October 08, 2009 by Jeff Shepard

IBM, Sanyo, and the researchers at Japan’s National Institute of Advanced Industrial Science and Technology (AIST) issued major announcements in the field of lithium battery research during the past week.

IBM is sponsoring a research project consisting of a consortium of some of the nation’s leading scientists and engineers, focused on the development of a new type of lithium-air battery, capable of powering an electric vehicle for more than 500 miles.

IBM plans to harness its nanoscale semiconductor manufacturing techniques to boost the capacity of batteries by increasing their storage density by 10 times over the lithium-ion batteries used today. The Battery 500 Project aims to achieve that goal with a lithium-air battery technology, whose feasibility was demonstrated earlier this year at the University of St. Andrews in Scotland.

Lithium-air batteries are unique in that instead of being a sealed system, they couple to atmospheric oxygen – essentially harnessing the oxygen in the air as the cathode of the battery. Since oxygen enters the battery on-demand, it offers an essentially unlimited amount of reactant, metered only by the surface area of its electrodes. IBM believes its nanoscale semiconductor fabrication techniques can increase the surface area of the lithium-air battery’s electrodes by at least 100 times, enabling them to meet the goals of the project.

According to Sanyo, a breakthrough in battery technology now allows its eneloop brand to be recharged up to 1,500 times, a 50% improvement over the original design.

"Incorporating new technologies for ’material,’ ’manufacturing methods,’ and ’structure’ developed through the knowledge gained since the first release of eneloop in November 2005, the number of times a battery can be recharged has been increased by 1.5 times to approximately 1,500 times compared to conventional models, which makes the total number of times it is able to be recharged the industry No. 1," Sanyo stated in a press release.

Researchers at Japan’s National Institute of Advanced Industrial Science and Technology (AIST) have developed a prototype of a battery that can simultaneously offer the high cell voltage of Li-ion cells and the large cell capacity of Ni-MH cells: a rechargeable nickel (cathode) / lithium metal (anode) battery using a hybrid aqueous and organic electrolyte separated by a superionic conductor glass ceramic film.
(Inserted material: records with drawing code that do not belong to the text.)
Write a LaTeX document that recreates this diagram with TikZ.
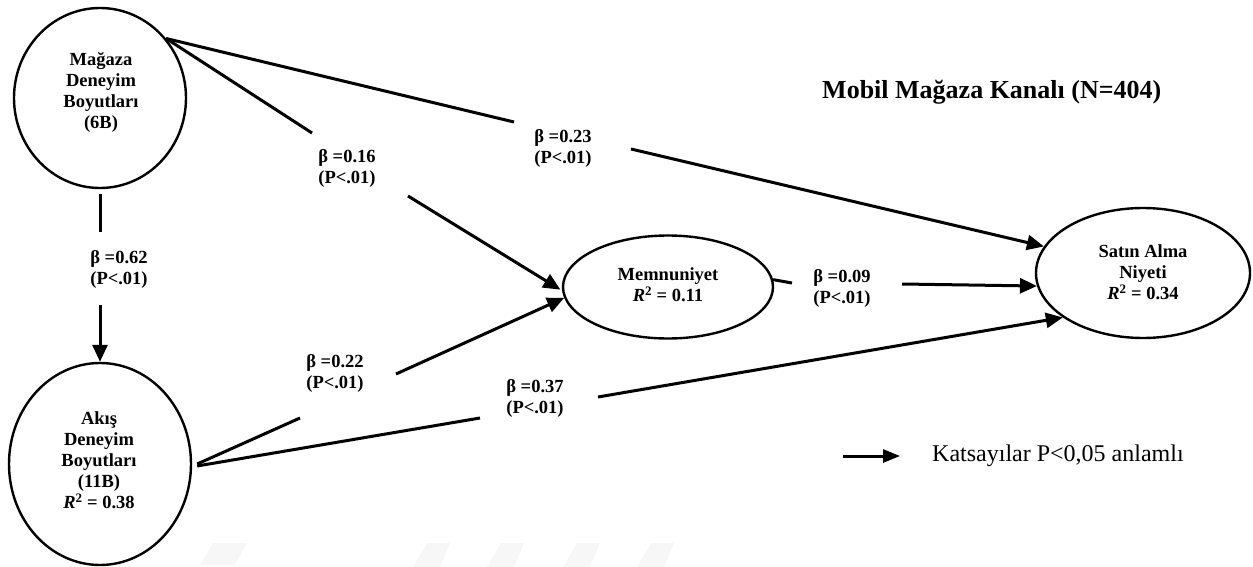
\documentclass[tikz,border=0pt]{standalone}
\usepackage{fontspec}
\setmainfont{Liberation Serif}
\usetikzlibrary{arrows.meta,shapes.geometric}

\begin{document}
\begin{tikzpicture}[x=1pt,y=-1pt,
  ell/.style={draw, ellipse, line width=2.4pt, inner sep=0pt},
  conn/.style={line width=3pt},
  arr/.style={conn, -{Triangle[length=17pt,width=15pt]}},
  lbl/.style={font=\fontsize{18.5}{21}\selectfont\bfseries, align=center, inner sep=0pt},
  mark shade/.style={fill=black!3, draw=none}
]
\useasboundingbox (0,0) rectangle (1253,567);

% faint background marks along the bottom edge
\fill[mark shade] (200,565) -- (235,565) -- (247,543) -- (213,543) -- cycle;
\foreach \x in {413,487,563,637}
  \fill[mark shade] (\x,567) -- (\x+27,567) -- (\x+37,543) -- (\x+14,543) -- cycle;

% constructs
\node[ell, minimum width=172pt, minimum height=180pt] (c1) at (100,98) {};
\node[lbl] (c1t) at (101,92) {Mağaza\\Deneyim\\Boyutları\\(6B)};

\node[ell, minimum width=182pt, minimum height=202pt] (c2) at (100,464) {};
\node[lbl] (c2t) at (99,460) {Akış\\Deneyim\\Boyutları\\(11B)\\\textit{R}\textsuperscript{2} = 0.38};

\node[ell, minimum width=210pt, minimum height=103pt] (mem) at (668,287) {};
\node[lbl] (memt) at (668,285) {Memnuniyet\\\textit{R}\textsuperscript{2} = 0.11};

\node[ell, minimum width=214pt, minimum height=130pt] (sat) at (1143,273) {};
\node[lbl] (satt) at (1143,272) {Satın Alma\\Niyeti\\\textit{R}\textsuperscript{2} = 0.34};

% title
\node[anchor=base west, inner sep=0pt, font=\fontsize{26}{30}\selectfont\bfseries] (title) at (822,99) {Mobil Mağaza Kanalı (N=404)};

% path start points
\coordinate (c1o) at (c1.42);
\coordinate (c2o) at ([xshift=5pt]c2.east);

% Mağaza -> Akış
\coordinate (v1) at (100,232);
\coordinate (v2) at (100,305);
\draw[conn] ([yshift=-5pt]c1.south) -- (v1);
\draw[arr] (v2) -- (c2.north);
\node[lbl] (b62) at (119,269) {β =0.62\\(P<.01)};

% Mağaza -> Memnuniyet
\coordinate (g16a) at (312,133);
\coordinate (g16b) at (408,196);
\draw[conn] (c1o) -- (g16a);
\draw[arr, shorten >=2pt] (g16b) -- (mem.182);
\node[lbl] (b16) at (347,168) {β =0.16\\(P<.01)};

% Mağaza -> Satın Alma
\coordinate (g23a) at (514,122);
\coordinate (g23b) at (631,149);
\draw[conn] (c1o) -- (g23a);
\draw[arr] (g23b) -- (sat.165);
\node[lbl] (b23) at (563,148) {β =0.23\\(P<.01)};

% Akış -> Memnuniyet
\coordinate (g22a) at (300,418);
\coordinate (g22b) at (396,374);
\draw[conn] (c2o) -- (g22a);
\draw[arr] (g22b) -- (mem.186);
\node[lbl] (b22) at (335,373) {β =0.22\\(P<.01)};

% Akış -> Satın Alma
\coordinate (g37a) at (480,418);
\coordinate (g37b) at (598,397);
\draw[conn] ([yshift=-2pt]c2o) -- (g37a);
\draw[arr] (g37b) -- (sat.209);
\node[lbl] (b37) at (535,398) {β =0.37\\(P<.01)};

% Memnuniyet -> Satın Alma
\coordinate (g09a) at (792,283);
\coordinate (g09b) at (902,284);
\draw[conn] (mem.4) -- (g09a);
\draw[arr] (g09b) -- (sat.187);
\node[lbl] (b09) at (842,288) {β =0.09\\(P<.01)};

% legend
\coordinate (la) at (843,456);
\coordinate (lb) at (900,456);
\draw[conn, -{Triangle[length=17pt,width=13pt]}] (la) -- (lb);
\node[anchor=base west, inner sep=0pt, font=\fontsize{24}{28}\selectfont] (legt) at (932,461) {Katsayılar P<0,05 anlamlı};
\end{tikzpicture}
\end{document}
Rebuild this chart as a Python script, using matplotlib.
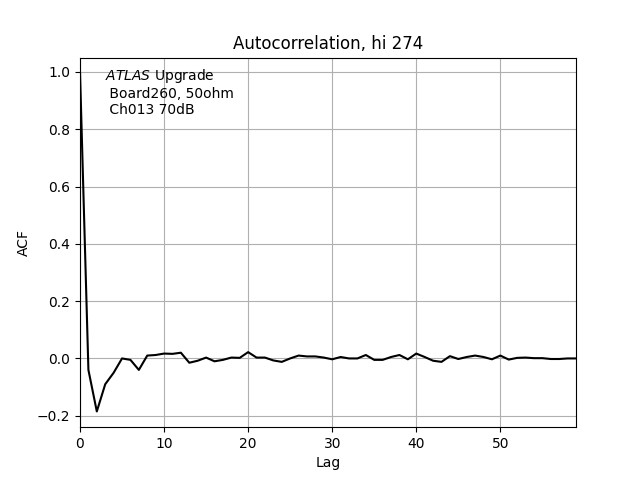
import matplotlib
matplotlib.use('Agg')
import matplotlib.pyplot as plt

lags = list(range(60))
acf = [1.0, -0.04, -0.185, -0.09, -0.05, 0.0, -0.005, -0.04, 0.01, 0.012,
       0.017, 0.016, 0.02, -0.015, -0.008, 0.003, -0.01, -0.005, 0.003, 0.002,
       0.022, 0.003, 0.003, -0.007, -0.012, 0.0, 0.01, 0.007, 0.007, 0.003,
       -0.003, 0.005, 0.0, 0.0, 0.012, -0.005, -0.005, 0.005, 0.012, -0.003,
       0.017, 0.005, -0.008, -0.012, 0.008, -0.002, 0.005, 0.01, 0.005, -0.003,
       0.01, -0.004, 0.002, 0.003, 0.001, 0.001, -0.002, -0.002, 0.0, 0.0]

fig, ax = plt.subplots(figsize=(6.4, 4.8), dpi=100)
ax.plot(lags, acf, color='black')
ax.set_xlim(0, 59)
ax.set_ylim(-0.24, 1.05)
ax.grid(True)
ax.set_title('Autocorrelation, hi 274')
ax.set_xlabel('Lag')
ax.set_ylabel('ACF')
ax.text(0.05, 0.975, '$\\it{ATLAS}$ Upgrade\n Board260, 50ohm\n Ch013 70dB',
        transform=ax.transAxes, va='top', ha='left')
plt.savefig('out.png')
A rechargeable Ni-Li battery, in which nickel hydroxide serving as a cathode in an aqueous electrolyte and Li metal serving as an anode in an organic electrolyte were integrated by a superionic conductor glass ceramic film (LISICON), was proposed with the expectation to combine the advantages of both a Li-ion battery and Ni-MH battery. It has the potential for an ultrahigh theoretical energy density of 935 Wh/kg, twice that of a Li-ion battery (414 Wh/kg), based on the active material in electrodes. A prototype Ni-Li battery fabricated in the present work demonstrated a cell voltage of 3.47 V and a capacity of 264 mAh/g with good retention during 50 cycles of charge/discharge. This battery system with a hybrid electrolyte provides a new avenue for the best combination of electrode/electrolyte/electrode to fulfill the potential of high energy density as well as high power density.